Evidence presented at trial showed that the Tasis brothers and their co-conspirators helped relocate the highly lucrative infusion therapy fraud scheme from South Florida to Michigan after increased law enforcement scrutiny in South Florida. Evidence at trial showed that Medicare beneficiaries were not referred to DMRC by their primary care physicians, or for any other legitimate medical purpose, but rather were recruited to come to the clinic through the payment of cash kickbacks. DMRC then billed Medicare for expensive medications, purportedly given to treat HIV and Hepatitis-C, which were never administered. For example, evidence at trial showed that DMRC billed $9.1 million to Medicare, but purchased only $36,000 in medication and medical supplies.

Once Medicare started paying the co-conspirators, Martin Tasis enlisted a family friend, Leoncio Alayon, to help him launder the proceeds of the fraud through a shell corporation in Florida called Infinity Research Corp. Evidence at trial showed that Infinity Research Corp. had no employees, did no research and was based at Alayon’s residence. Alayon, after taking a commission, distributed the laundered proceeds to Martin Tasis, Joaquin Tasis and their co-conspirators.

Including today’s guilty verdicts, 12 individuals involved with DMRC have been convicted for their roles in the DMRC scheme.
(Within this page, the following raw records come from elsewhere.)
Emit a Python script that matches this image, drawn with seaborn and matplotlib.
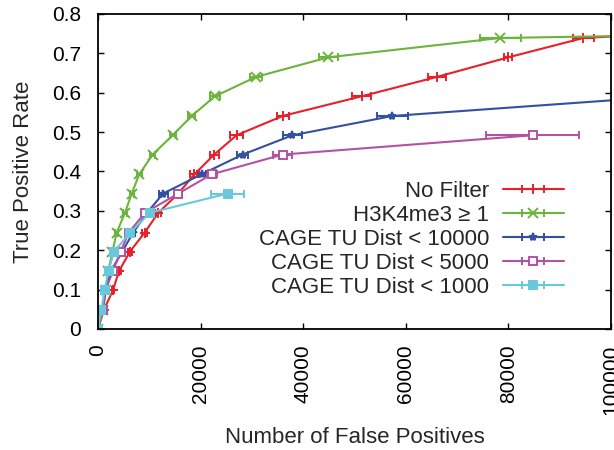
import numpy as np
import matplotlib
matplotlib.use("Agg")
import matplotlib.pyplot as plt
import seaborn as sns

# true positive rate levels (shared step between points)
tpr = [0.0, 0.049, 0.098, 0.147, 0.196, 0.245, 0.295, 0.344, 0.393,
       0.443, 0.492, 0.541, 0.591, 0.640, 0.690, 0.739, 0.76]

# number of false positives per series
fp_nofilter = [0, 1170, 2900, 4100, 6200, 9100, 11750, 15650, 18800,
               22650, 27000, 36000, 51400, 66000, 80000, 94600, 125000]
err_nofilter = [0, 150, 250, 300, 400, 500, 600, 700, 800,
                900, 1200, 1150, 1800, 1750, 800, 2100, 3000]

fp_h3k4 = [0, 1030, 1500, 2000, 2800, 3650, 5260, 6570, 8050,
           10650, 14550, 18250, 22800, 30750, 44900, 78400, 150000]
err_h3k4 = [0, 100, 150, 200, 250, 300, 350, 400, 450,
            500, 600, 700, 900, 1150, 1800, 4000, 5000]
tpr_h3k4 = tpr[:16] + [0.755]

fp_cage10k = [0, 780, 1560, 2530, 4680, 6880, 9550, 12700, 20200,
              28200, 37900, 57400, 110000]
err_cage10k = [0, 100, 150, 200, 300, 400, 500, 900, 900,
               1100, 1850, 3100, 4000]
tpr_cage10k = tpr[:12] + [0.59]

fp_cage5k = [0, 880, 1460, 2900, 4400, 6000, 9150, 15650, 22200,
             36000, 84700]
err_cage5k = [0, 100, 150, 200, 300, 400, 500, 800, 1000,
              1800, 9100]
tpr_cage5k = tpr[:11]

fp_cage1k = [0, 680, 1270, 2050, 3100, 6300, 10100, 25300]
err_cage1k = [0, 80, 120, 150, 200, 300, 500, 3250]
tpr_cage1k = tpr[:8]

labels = ["No Filter", "H3K4me3 \u2265 1", "CAGE TU Dist < 10000",
          "CAGE TU Dist < 5000", "CAGE TU Dist < 1000"]
colors = ["#e8202a", "#6cb43e", "#3450a2", "#b452a2", "#68c8dc"]
markers = ["+", "x", "*", "s", "s"]
fills = [True, True, True, False, True]

sns.set_theme(style="ticks", rc={"xtick.direction": "in", "ytick.direction": "in"})
plt.rcParams['font.family'] = ['Liberation Sans', 'DejaVu Sans']

fig = plt.figure(figsize=(6.14, 4.5), dpi=100)
ax = fig.add_axes([0.1596, 0.2689, 0.8355, 0.7000])

series = [
    (fp_nofilter, tpr, err_nofilter),
    (fp_h3k4, tpr_h3k4, err_h3k4),
    (fp_cage10k, tpr_cage10k, err_cage10k),
    (fp_cage5k, tpr_cage5k, err_cage5k),
    (fp_cage1k, tpr_cage1k, err_cage1k),
]

for i, (x, y, e) in enumerate(series):
    c = colors[i]
    ms = 6 if markers[i] in ("s", "*") else 7
    ax.errorbar(x, y, xerr=e, color=c, marker=markers[i], markersize=ms,
                markerfacecolor=c if fills[i] else "white",
                markeredgecolor=c, markeredgewidth=1.4, linewidth=1.5,
                elinewidth=1.5, capsize=3, capthick=1.4, label=labels[i])

ax.set_xlim(0, 100000)
ax.set_ylim(0, 0.8)
ax.set_xticks([0, 20000, 40000, 60000, 80000, 100000])
ax.set_xticklabels(["0", "20000", "40000", "60000", "80000", "100000"], rotation=90)
ax.set_yticks(np.arange(0, 0.81, 0.1))
ax.set_yticklabels(["0", "0.1", "0.2", "0.3", "0.4", "0.5", "0.6", "0.7", "0.8"])
ax.tick_params(axis="both", labelsize=15, length=4.5, width=1, colors="black",
               top=True, right=True, pad=11)
ax.tick_params(axis="y", pad=12)
for s in ax.spines.values():
    s.set_linewidth(1.3)
    s.set_color("black")

ax.set_xlabel("Number of False Positives", fontsize=16, labelpad=9)
ax.set_ylabel("True Positive Rate", fontsize=16, labelpad=13)

# markerfirst=False right-aligns the labels against the handles
leg = ax.legend(loc="lower right", bbox_to_anchor=(0.908, 0.098), frameon=False,
                fontsize=16, markerfirst=False, handlelength=2.75,
                labelspacing=0.14, handletextpad=0.6, borderpad=0,
                borderaxespad=0)

fig.savefig("out.png", dpi=100)
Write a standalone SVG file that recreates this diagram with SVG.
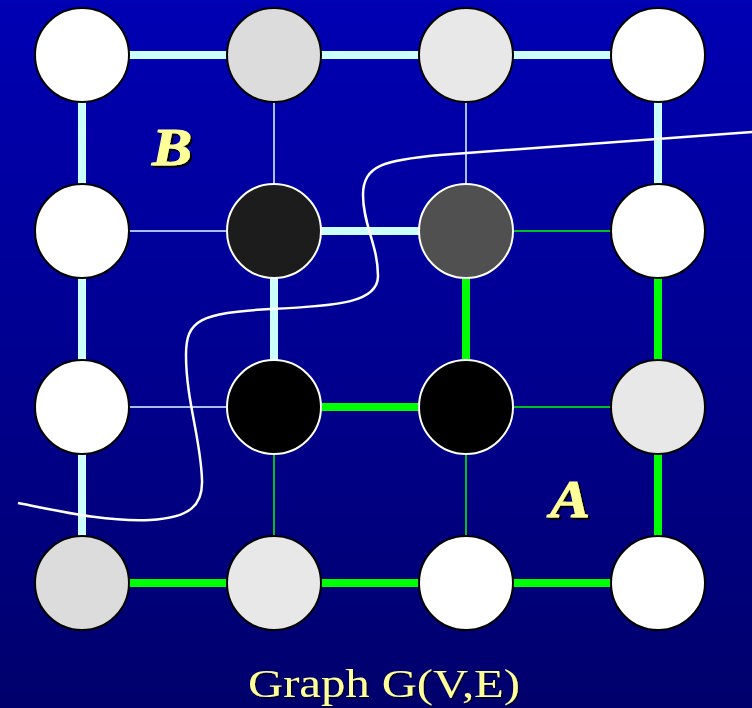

Defendants Clara Guilarte and Caridad Guilarte are currently awaiting trial on charges related to their alleged roles at DMRC. An indictment is merely a charge and defendants are presumed innocent until proven guilty.

A sentencing date for the Tasis brothers and Alayon has not yet been scheduled by the court. Each count of conspiracy to commit health care fraud, health care fraud and money laundering carries a maximum penalty of 10 years in prison and a $250,000 fine. The conspiracy to commit money laundering count carries a maximum penalty of 20 years in prison and a $500,000 fine, and the conspiracy to pay health care kickbacks carries a maximum penalty of five years in prison and a $250,000 fine.

Today’s verdicts were announced by Assistant Attorney General Lanny A. Breuer of the Criminal Division; U.S. Attorney for the Eastern District of Michigan Barbara L. McQuade; Special Agent in Charge Andrew G. Arena of the FBI’s Detroit Field Office; and Special Agent in Charge Lamont Pugh III of the HHS Office of Inspector General’s (HHS-OIG) Chicago Regional Office.

The case was prosecuted by Trial Attorney Gejaa T. Gobena of the Criminal Division’s Fraud Section and Assistant U.S. Attorney for the Eastern District of Michigan Philip Ross, with assistance from Fraud Section Trial Attorney Catherine Dick. The FBI and HHS-OIG conducted the investigation.